Features

June 6, 2007

Ninjas are the New Everything

...and one of many winners at the inaugural Webbys Film and Video Awards

By Annaliese Griffin

The Office's Angela Kinsey gets her ninja mind meld on at the Webbys Film and Video Awards (Photos: Annaliese Griffin)

"Web is the new cinema." At least that's what Josh Rubin, founder and editor of Cool Hunting, an art and design Web site, told the audience in his acceptance speech at the Inaugural Webby Film and Video Awards, held Monday night at New World Stages. Host Rob Corddry, a former correspondent for The Daily Show, launched into the evening with five words of his own; "This costume's really fucking hot," he said, struggling to remove a foam banana costume. The five-word limit on acceptance speeches, one of the Webbys' defining features, transformed the night into a contest for the best one-liner.

Many of the winners honored by the International Academy of Digital Arts and Sciences, the Webbys' voting body, made it clear that the Internet is not only a viable medium for film and video, for them it is the medium. In the evening's opening speech, the awards' executive director David-Michel Davies told the audience that this year was the right time to add a separate ceremony for video not only because of innovations in technology and broadband access and, but also because of the quality and originality of the work found online. "We're celebrating a beautiful and long awaited sea change in the world of the moving image," he told the audience of bloggers, videographers and Web designers.

The Webby Awards have pinpointed the best design and content on the Web since 1996; the general awards ceremony took place Tuesday night and saluted guests David Bowie and eBay CEO Meg Whitman with lifetime achievement awards. Upholding the Web's anti-authoritarian ethos, the Webbys hand out an official Webby award and a People's Voice award, voted on by anyone with Internet access, in each of 14 categories ranging from animation to experimental to news/documentary/public service. Lonelygirl15.com star Jessica Lee Rose and Ninja from askaninja.com both accepted special acting awards, as well.

From Halcyon, a pink-haired, fake-fur aficionado who documents his efforts to gather the world into a group hug at hugnation.com ("Everybody squeeze, that's from Grandpa."), to Kevin Sites, a video journalist known for his coverage of strife, famine and conflict at hotzone.yahoo.com ("War. What's it good for?"), the award winners formed a broad tableau of the video projects made possible by the Web.

“Being traditional and saying thanks,” said LonelyGirl15 star Jessica Lee Rose (and special acting award winner) in her regulation five-word acceptance speech

"It's a chance for people to take their creativity, their content straight to an audience," Stephen Voltz from eepybird.com told The Reeler in a pre-awards interview. After Voltz and partner Fritz Grobe posted the first video in their The Extreme Diet Coke and Mentos Experiments to the Web, it took less than a week for Dave Letterman to call. Not long after, Coke set up a sponsorship for the next video. The pair choreographs fountain-like geysers of foamy caramel-colored Diet Coke shooting several feet in the air, a reaction caused when Mentos candies are dropped into the two-liter bottle. The decidedly non-Hollywood duo accepted the Webby in the Viral category, saying, "18,000,000 views and still no dates."

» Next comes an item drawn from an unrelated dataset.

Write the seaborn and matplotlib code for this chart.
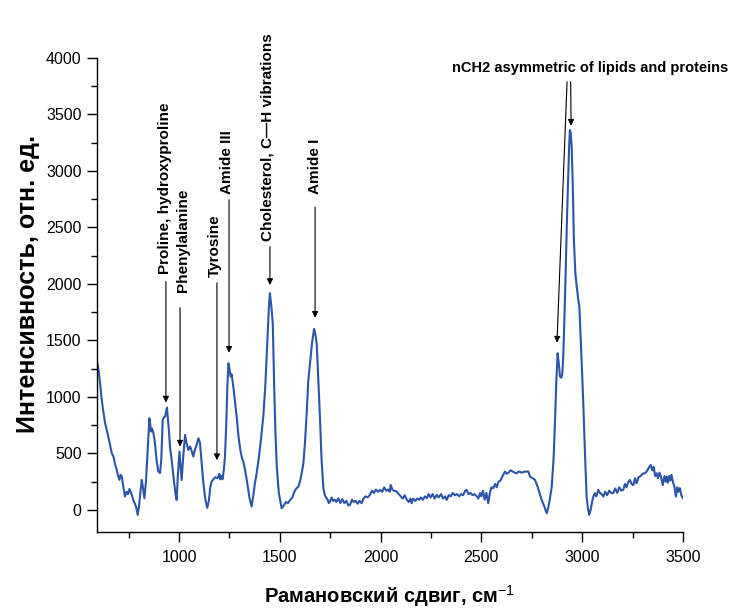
import matplotlib
matplotlib.use('Agg')
import pandas as pd
import seaborn as sns
import matplotlib.pyplot as plt
from matplotlib.ticker import MultipleLocator, AutoMinorLocator

# Спектр КР
wavenumber = [595, 602, 608, 615, 622, 633, 645, 655, 666, 675, 683, 691, 698, 704, 710, 716, 724, 732, 740, 747,
              754, 762, 768, 773, 780, 788, 795, 802, 808, 815, 821, 828, 836, 845, 853, 857, 861, 866, 873, 880,
              888, 897, 906, 912, 919, 925, 931, 936, 940, 945, 950, 955, 965, 975, 982, 988, 994, 1002, 1007, 1013,
              1020, 1030, 1036, 1046, 1055, 1063, 1071, 1080, 1088, 1096, 1104, 1112, 1120, 1130, 1140, 1148, 1155,
              1162, 1170, 1180, 1190, 1195, 1200, 1205, 1210, 1216, 1222, 1228, 1235, 1240, 1245, 1250, 1256, 1261,
              1266, 1272, 1280, 1286, 1295, 1305, 1312, 1319, 1328, 1340, 1350, 1360, 1368, 1376, 1385, 1395, 1405,
              1418, 1428, 1438, 1446, 1451, 1458, 1465, 1472, 1478, 1485, 1495, 1509, 1520, 1530, 1541, 1551, 1562,
              1572, 1582, 1592, 1600, 1608, 1617, 1625, 1633, 1641, 1650, 1660, 1670, 1676, 1683, 1690, 1699, 1707,
              1716, 1723, 1730, 1737, 1743, 1749, 1757, 1764, 1772, 1780, 1790, 1800, 1810, 1820, 1830, 1840, 1848,
              1858, 1866, 1876, 1886, 1896, 1906, 1915, 1925, 1936, 1947, 1957, 1967, 1977, 1987, 1997, 2008, 2018,
              2028, 2038, 2045, 2050, 2058, 2066, 2080, 2090, 2100, 2110, 2120, 2130, 2140, 2148, 2154, 2162, 2172,
              2182, 2192, 2200, 2210, 2220, 2229, 2238, 2248, 2258, 2268, 2278, 2288, 2300, 2310, 2320, 2328, 2338,
              2348, 2358, 2368, 2378, 2390, 2400, 2410, 2420, 2427, 2436, 2446, 2456, 2466, 2478, 2485, 2493, 2500,
              2508, 2516, 2525, 2534, 2542, 2550, 2559, 2568, 2576, 2585, 2595, 2605, 2617, 2625, 2635, 2645, 2655,
              2665, 2675, 2685, 2700, 2716, 2733, 2741, 2755, 2766, 2780, 2790, 2799, 2810, 2818, 2824, 2832, 2840,
              2849, 2858, 2865, 2871, 2878, 2884, 2890, 2896, 2901, 2906, 2912, 2918, 2925, 2931, 2935, 2939, 2943,
              2948, 2953, 2959, 2966, 2973, 2980, 2986, 2993, 3000, 3006, 3012, 3017, 3022, 3028, 3035, 3042, 3050,
              3056, 3063, 3070, 3080, 3088, 3096, 3105, 3114, 3124, 3134, 3144, 3154, 3164, 3174, 3184, 3194, 3204,
              3212, 3220, 3229, 3237, 3245, 3254, 3262, 3270, 3280, 3290, 3300, 3311, 3320, 3330, 3340, 3348, 3355,
              3362, 3369, 3376, 3383, 3390, 3394, 3400, 3408, 3414, 3419, 3425, 3432, 3437, 3443, 3450, 3458, 3465,
              3472, 3478, 3485, 3492, 3500]
intensity = [1298, 1220, 1124, 1000, 900, 770, 680, 600, 504, 470, 400, 354, 300, 265, 310, 295, 200, 118, 160, 140,
             185, 150, 120, 88, 60, 20, -44, 40, 150, 265, 200, 103, 250, 550, 811, 760, 693, 720, 680, 600,
             450, 339, 327, 450, 796, 820, 826, 870, 906, 800, 700, 560, 420, 250, 150, 88, 300, 516, 400, 265,
             450, 664, 600, 531, 560, 520, 472, 540, 580, 634, 593, 420, 250, 100, 18, 80, 200,
             251, 270, 290, 280, 295, 320, 270, 300, 271, 350, 472, 800, 1100, 1298, 1250, 1180, 1200,
             1136, 1050, 920, 826, 650, 520, 460, 428, 350, 220, 100, 30, 120, 230, 324, 450, 600,
             826, 1100, 1500, 1800, 1918, 1800, 1655, 1100, 700, 384, 150, 15, 40, 70, 60, 88, 110,
             160, 190, 206, 250, 320, 413, 600, 850, 1136, 1300, 1480, 1602, 1560, 1475, 1200, 826, 450,
             192, 130, 110, 90, 60, 74, 110, 80, 90, 70, 103, 60, 95, 60, 80, 40, 44,
             90, 70, 80, 55, 80, 59, 100, 120, 110, 133, 170, 150, 180, 160, 177, 160, 200,
             170, 180, 160, 221, 180, 170, 162, 140, 120, 100, 130, 90, 70, 100, 59, 100, 80,
             100, 90, 110, 90, 120, 103, 140, 110, 140, 100, 133, 110, 140, 100, 120, 88, 130,
             120, 150, 130, 140, 120, 140, 130, 170, 177, 140, 150, 130, 140, 118, 100, 150, 120,
             170, 90, 150, 59, 150, 200, 192, 230, 200, 250, 260, 300, 339, 320, 330, 350, 340,
             330, 324, 340, 330, 339, 339, 295, 280, 265, 200, 140, 88, 40, 0, -29, 20, 100,
             206, 450, 767, 1100, 1387, 1300, 1180, 1170, 1195, 1350, 1700, 2095, 2600, 2980, 3200, 3363, 3340,
             3215, 2900, 2390, 2100, 1976, 1870, 1799, 1500, 1200, 914, 600, 350, 118, 20, -44, 0, 80,
             120, 148, 120, 177, 150, 140, 118, 160, 130, 170, 150, 148, 190, 150, 200, 170, 177,
             230, 200, 250, 265, 230, 220, 280, 236, 290, 300, 320, 324, 340, 370, 398, 350, 380,
             300, 324, 280, 330, 300, 265, 220, 300, 250, 295, 240, 300, 260, 310, 250, 200, 118,
             200, 160, 192, 130, 103]

# Подписи пиков: текст, позиция текста (x, низ), начало стрелки, конец стрелки
peak_labels = ['Proline, hydroxyproline', 'Phenylalanine', 'Tyrosine', 'Amide III',
               'Cholesterol, C\u2014H vibrations', 'Amide I']
label_x = [928, 1022, 1176, 1240, 1440, 1673]
label_y = [2090, 1930, 2060, 2800, 2380, 2800]
arrow_x = [935, 1005, 1188, 1248, 1451, 1675]
arrow_y0 = [2020, 1790, 2010, 2745, 2330, 2680]
arrow_y1 = [950, 560, 440, 1390, 1990, 1700]

ch2_label = 'nCH2 asymmetric of lipids and proteins'
ch2_arrow_x0 = [2925, 2943]
ch2_arrow_x1 = [2875, 2945]
ch2_arrow_y1 = [1480, 3400]

df = pd.DataFrame({'x': wavenumber, 'y': intensity})

sns.set_style('ticks')
plt.rcParams['font.family'] = ['Liberation Sans', 'DejaVu Sans']
plt.rcParams['mathtext.fontset'] = 'custom'
plt.rcParams['mathtext.rm'] = 'Liberation Sans'
plt.rcParams['mathtext.bf'] = 'Liberation Sans:bold'
plt.rcParams.update({'text.color': 'black', 'axes.labelcolor': 'black',
                     'xtick.color': 'black', 'ytick.color': 'black', 'axes.edgecolor': 'black'})

fig = plt.figure(figsize=(7.32, 6.10), dpi=100)
ax = fig.add_axes([0.1325, 0.128, 0.8005, 0.777])
sns.lineplot(data=df, x='x', y='y', estimator=None, sort=False, color='#2b55a9', linewidth=1.5, ax=ax)

ax.set_xlim(593, 3500)
ax.set_ylim(-195, 4000)
ax.xaxis.set_major_locator(MultipleLocator(500))
ax.xaxis.set_minor_locator(AutoMinorLocator(2))
ax.yaxis.set_major_locator(MultipleLocator(500))
ax.yaxis.set_minor_locator(AutoMinorLocator(2))
ax.tick_params(which='major', length=7, width=1, labelsize=11.5, pad=4)
ax.tick_params(axis='x', which='major', pad=6)
ax.tick_params(which='minor', length=4.5, width=1)
for s in ['left', 'bottom']:
    ax.spines[s].set_linewidth(1)
sns.despine(ax=ax)

ax.set_xlabel('Рамановский сдвиг, см$^{-1}$', fontsize=14.5, fontweight='bold', labelpad=13)
ax.set_ylabel('Интенсивность, отн. ед.', fontsize=18, fontweight='bold')
ax.yaxis.set_label_coords(-0.097, 0.523)

arrow_props = dict(arrowstyle='-|>', color='black', lw=0.8, mutation_scale=9, shrinkA=0, shrinkB=0)
for lab, tx, ty, ax0, ay0, ay1 in zip(peak_labels, label_x, label_y, arrow_x, arrow_y0, arrow_y1):
    ax.text(tx, ty, lab, rotation=90, ha='center', va='bottom', fontsize=11, fontweight='bold', clip_on=False)
    ax.annotate('', xy=(ax0, ay1), xytext=(ax0, ay0), arrowprops=arrow_props)

ax.text(3040, 3915, ch2_label, ha='center', va='center', fontsize=10.5, fontweight='bold')
for x0, x1, y1 in zip(ch2_arrow_x0, ch2_arrow_x1, ch2_arrow_y1):
    ax.annotate('', xy=(x1, y1), xytext=(x0, 3790), arrowprops=arrow_props)

fig.savefig('out.png', dpi=100)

In addition to creating altogether new viewing experiences, online video has also enriched established media, especially television. NBC's hit comedy The Office won a Webby in the Short Comedy category for Webisodes starring Angela Kinsey as a disgruntled accountant ("Accounting is a riot, thanks.") "Internet itself has just broadened our audience so much and allowed us to explore other worlds within the show," she said before the show. Kinsey mugged for cameras with Ninja, who told The Reeler, "Ninjas invented the internet in like the 1400s. We've been waiting for other people to catch up."

Even nominees who didn't win a Webby this year remained convinced that online video provides a unique platform for film work that emerges as more of a collaborative medium all the time. "An interesting little movie is still an interesting little movie -- it matters more when you also have a big Internet series," said Neil Mandt, producer and one of the stars of Last Stop for Paul, an episodic web show that will be released as a feature length film this fall. "They're going to work together -- they have to," he predicted for film and the internet. "If you don't think that way, you're dead."